Umgekehrt würde ein - sehr unwahrscheinlicher - totaler Sieg der Revolutionäre über die Armeeoffiziere die gewählten Parteien ebenso irrelevant machen. Die Revolutionäre wären dann in der Lage, ohne sie das Heft in die Hand zu nehmen.
Die Militärs nicht allzu sehr reizen!
Die heutigen Machtverhältnisse sind derart, dass die Mehrheitspartei guten Grund hat, die Armeeoffiziere mehr zu fürchten als die Revolutionäre. Sie sind zur Zeit "der Souverän" Ägyptens, eine Art kollektiven Pharaos. Wenn die Parteien bei den Militärs Ungnade fielen, müssten sie gewärtigen, von ihnen ausgeschaltet zu werden. Auch ihr Wahlsieg bietet keine Sicherheit gegen die Gefahr einer endgültigen Machtergreifung der Offiziere, die ja jetzt bereits die Macht innehaben.

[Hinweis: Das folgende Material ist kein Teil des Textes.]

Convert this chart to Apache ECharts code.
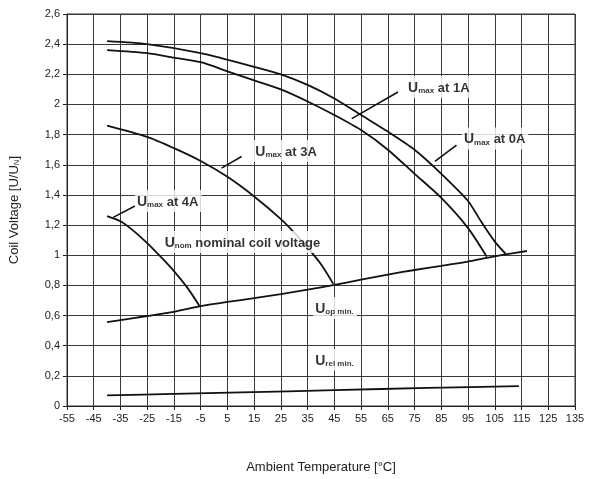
<!DOCTYPE html>
<html><head><meta charset="utf-8">
<script src="https://cdn.jsdelivr.net/npm/echarts@6/dist/echarts.min.js"></script>
<style>html,body{margin:0;padding:0;background:#fff}#c{width:594px;height:479px}</style>
</head><body><div id="c"></div>
<script>
// Axis settings
const xMin = -55, xMax = 135, xStep = 10;
const yMin = 0, yMax = 2.6, yStep = 0.2;

// U_max at 0A
const umax0A_T = [-40, -25, -5, 15, 25, 35, 45, 55, 65, 75, 85, 95, 100, 105, 109];
const umax0A_V = [2.42, 2.40, 2.34, 2.25, 2.20, 2.13, 2.04, 1.93, 1.82, 1.70, 1.54, 1.36, 1.22, 1.09, 1.01];
// U_max at 1A
const umax1A_T = [-40, -25, -15, -5, 5, 15, 25, 35, 45, 55, 65, 75, 85, 95, 102];
const umax1A_V = [2.36, 2.34, 2.31, 2.28, 2.22, 2.16, 2.10, 2.02, 1.93, 1.83, 1.70, 1.54, 1.38, 1.18, 0.99];
// U_max at 3A
const umax3A_T = [-40, -25, -15, -5, 5, 15, 25, 30, 35, 40, 44.6];
const umax3A_V = [1.86, 1.785, 1.71, 1.625, 1.52, 1.39, 1.24, 1.15, 1.05, 0.94, 0.81];
// U_max at 4A
const umax4A_T = [-40, -35, -30, -25, -20, -15, -10, -5.5];
const umax4A_V = [1.26, 1.225, 1.16, 1.08, 0.99, 0.895, 0.785, 0.665];
// U_op min
const uop_T = [-40, -25, -15, -5, 5, 15, 25, 35, 45, 55, 65, 75, 85, 95, 102, 109, 117];
const uop_V = [0.557, 0.597, 0.625, 0.662, 0.69, 0.715, 0.742, 0.772, 0.803, 0.838, 0.872, 0.902, 0.93, 0.958, 0.983, 1.005, 1.028];
// U_rel min
const urel_T = [-40, -15, 10, 45, 80, 114];
const urel_V = [0.07, 0.08, 0.09, 0.105, 0.12, 0.132];

// Annotation labels: [T, V] anchor (left-middle) and text pieces
const annoNames = ['1A', '0A', '3A', '4A', 'nom', 'op', 'rel'];
const annoT = [71.8, 92.7, 14.7, -29.6, -19.2, 37.1, 37.1];
const annoV = [2.115, 1.775, 1.692, 1.36, 1.087, 0.65, 0.306];
const annoSub = ['max', 'max', 'max', 'max', 'nom', 'op min.', 'rel min.'];
const annoRest = [' at 1A', ' at 0A', ' at 3A', ' at 4A', ' nominal coil voltage', '', ''];
// Pointer lines: [T1, V1, T2, V2]
const pointers = [
  [68.8, 2.083, 51.5, 1.906],
  [90.7, 1.731, 82.6, 1.622],
  [10.3, 1.655, 2.8, 1.578],
  [-29.6, 1.327, -37.7, 1.251]
];

const zip = (a, b) => a.map((t, i) => [t, b[i]]);
const curveStyle = { color: '#111', width: 1.8 };
function curve(name, T, V) {
  return { name, type: 'line', data: zip(T, V), showSymbol: false, symbol: 'none',
    smooth: 0.25, lineStyle: curveStyle, z: 3, silent: true };
}

const series = [
  curve('Umax0A', umax0A_T, umax0A_V),
  curve('Umax1A', umax1A_T, umax1A_V),
  curve('Umax3A', umax3A_T, umax3A_V),
  curve('Umax4A', umax4A_T, umax4A_V),
  curve('Uop', uop_T, uop_V),
  curve('Urel', urel_T, urel_V)
];
pointers.forEach((p, i) => {
  series.push({ type: 'line', data: [[p[0], p[1]], [p[2], p[3]]], symbol: 'none',
    lineStyle: { color: '#111', width: 1.6 }, z: 4, silent: true });
});
series.push({
  type: 'scatter', symbolSize: 0, z: 10, silent: true,
  data: annoNames.map((n, i) => ({ value: [annoT[i], annoV[i]],
    label: { formatter: '{u|U}{s|' + annoSub[i] + '}' + (annoRest[i] ? '{t|' + annoRest[i] + '}' : '') } })),
  label: {
    show: true, position: 'right', distance: 0,
    backgroundColor: '#fff', padding: [3, 3, 3, 2],
    rich: {
      u: { fontSize: 14, fontWeight: 'bold', color: '#000', fontFamily: 'Liberation Sans', lineHeight: 16, verticalAlign: 'bottom' },
      s: { fontSize: 8, fontWeight: 'bold', color: '#000', fontFamily: 'Liberation Sans', lineHeight: 12, verticalAlign: 'bottom', padding: [4, 0, 0, 0] },
      t: { fontSize: 13, fontWeight: 'bold', color: '#000', fontFamily: 'Liberation Sans', lineHeight: 16, verticalAlign: 'bottom' }
    }
  }
});

const chart = echarts.init(document.getElementById('c'), null, { renderer: 'canvas' });
chart.setOption({
  animation: false,
  backgroundColor: '#fff',
  grid: { left: 67, right: 19, top: 14, bottom: 68, show: true, borderColor: '#333', borderWidth: 1 },
  xAxis: {
    type: 'value', min: xMin, max: xMax, interval: xStep,
    name: 'Ambient Temperature [°C]', nameLocation: 'middle', nameGap: 55,
    nameTextStyle: { fontSize: 13, color: '#222', fontFamily: 'Liberation Sans' },
    axisLine: { show: true, onZero: false, lineStyle: { color: '#222', width: 1 } },
    axisTick: { show: true, length: 4, lineStyle: { color: '#222' } },
    axisLabel: { fontSize: 11, color: '#222', fontFamily: 'Liberation Sans', margin: 7 },
    splitLine: { show: true, lineStyle: { color: '#3a3a3a', width: 1 } }
  },
  yAxis: {
    type: 'value', min: yMin, max: yMax, interval: yStep,
    name: '{a|Coil Voltage [U/U}{b|N}{a|]}', nameLocation: 'middle', nameGap: 46, nameRotate: 90,
    nameTextStyle: { rich: {
      a: { fontSize: 13, color: '#222', fontFamily: 'Liberation Sans' },
      b: { fontSize: 8, color: '#222', fontFamily: 'Liberation Sans', padding: [5, 0, 0, 0] }
    } },
    axisLine: { show: true, onZero: false, lineStyle: { color: '#222', width: 1 } },
    axisTick: { show: true, length: 4, lineStyle: { color: '#222' } },
    axisLabel: { fontSize: 11, color: '#222', fontFamily: 'Liberation Sans', margin: 7,
      formatter: v => String(Math.round(v * 10) / 10).replace('.', ',') },
    splitLine: { show: true, lineStyle: { color: '#3a3a3a', width: 1 } }
  },
  series
});
</script>
</body></html>
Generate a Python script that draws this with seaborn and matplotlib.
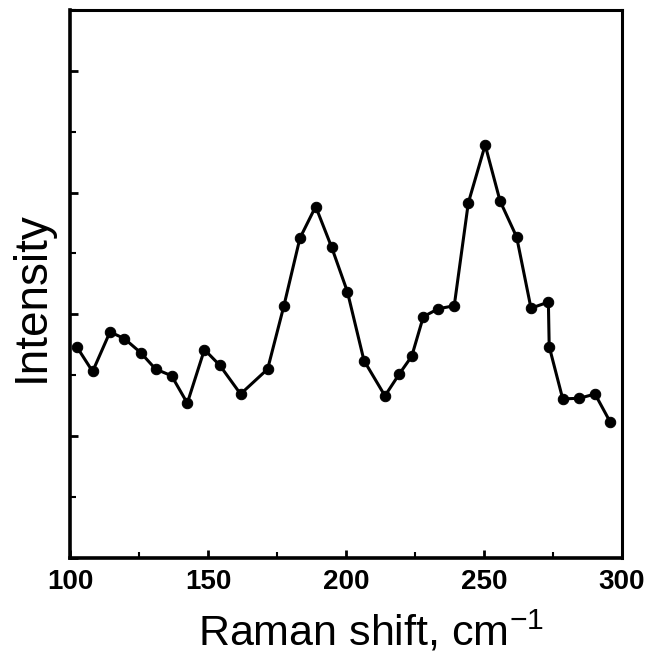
import numpy as np
import pandas as pd
import matplotlib
matplotlib.use("Agg")
import matplotlib.pyplot as plt
from matplotlib.ticker import MultipleLocator, NullFormatter
import seaborn as sns

# values (arbitrary intensity units)
raman_shift = [102.4, 108.2, 114.5, 119.7, 125.6, 131.0, 136.8, 142.5, 148.7, 154.3,
               161.8, 171.6, 177.5, 183.3, 189.0, 194.8, 200.5, 206.5, 214.1, 219.3,
               223.8, 228.0, 233.4, 239.2, 244.3, 250.4, 255.8, 261.8, 267.0, 273.3,
               273.6, 278.5, 284.5, 290.2, 295.7]
intensity = [3.47, 3.06, 3.71, 3.60, 3.37, 3.10, 2.99, 2.54, 3.42, 3.16,
             2.69, 3.10, 4.14, 5.25, 5.77, 5.10, 4.37, 3.24, 2.66, 3.02,
             3.31, 3.96, 4.09, 4.14, 5.83, 6.78, 5.86, 5.27, 4.10, 4.20,
             3.47, 2.61, 2.62, 2.69, 2.23]

df = pd.DataFrame({"shift": raman_shift, "intensity": intensity})

sns.set_style("ticks", {"axes.edgecolor": "black", "xtick.color": "black",
                        "ytick.color": "black", "text.color": "black",
                        "axes.labelcolor": "black"})
plt.rcParams["font.family"] = ["Liberation Sans", "DejaVu Sans"]
plt.rcParams["mathtext.default"] = "regular"

fig = plt.figure(figsize=(6.48, 6.57), dpi=100)
ax = fig.add_axes([0.108, 0.151, 0.852, 0.834])

sns.lineplot(data=df, x="shift", y="intensity", ax=ax, color="black",
             linewidth=2.2, marker="o", markersize=7.5, markeredgecolor="black",
             sort=False)

ax.set_xlim(100, 300)
ax.set_ylim(0, 9)
ax.xaxis.set_major_locator(MultipleLocator(50))
ax.xaxis.set_minor_locator(MultipleLocator(25))
ax.yaxis.set_major_locator(MultipleLocator(2))
ax.yaxis.set_minor_locator(MultipleLocator(1))
ax.yaxis.set_major_formatter(NullFormatter())

ax.tick_params(axis="both", which="major", direction="in", length=6, width=2)
ax.tick_params(axis="both", which="minor", direction="in", length=4, width=1.5)
ax.tick_params(axis="x", labelsize=20, pad=8)
for lbl in ax.get_xticklabels():
    lbl.set_fontweight("bold")

for side in ["left", "bottom"]:
    ax.spines[side].set_linewidth(2.6)
for side in ["top", "right"]:
    ax.spines[side].set_linewidth(2.2)

ax.set_xlabel("Raman shift, cm$^{-1}$", fontsize=31)
ax.set_ylabel("Intensity", fontsize=33)
ax.xaxis.set_label_coords(0.545, -0.093)
ax.yaxis.set_label_coords(-0.03, 0.476)

fig.savefig("out.png", dpi=100)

Sie müssten nur auf ihr Versprechen zurückkommen, diese Macht demnächst abzugeben. Vorwände, um dies zu begründen, fänden sie leicht. Zum Beispiel die wachsende wirtschaftliche Notlage Ägyptens oder die angebliche Gefahr, die von den Revolutionären ausgingen, welche in Wirklichkeit "Agenten des Auslandes" seien.
Gebrannte Kinder fürchten das Feuer Die Muslimbrüder, die vor 82 Jahren gegründet wurden, sind in ihrer Geschichte mehrmals grausam verfolgt worden und haben die Jahre als illegale oder halblegale Opposition verbracht. Sie sind sich deshalb den Gefahren, die ihnen als Wahlsieger drohen könnten, durchaus bewusst. Für sie geht es deshalb darum, dass die Armeechefs nicht über Gebühr gereizt werden.
Aber es ist auch in ihrem Interesse, dass die Revolutionäre nicht völlig verschwinden, denn ohne sie könnten die Militärs zur Tagesordnung übergehen. Solange aber die Revolutionäre Druck ausüben ist die Wahrscheinlichkeit grösser, dass die Militärs sich veranlasst sehen, den Weg der Demokratie nach den Wahlen weiter zu gehen.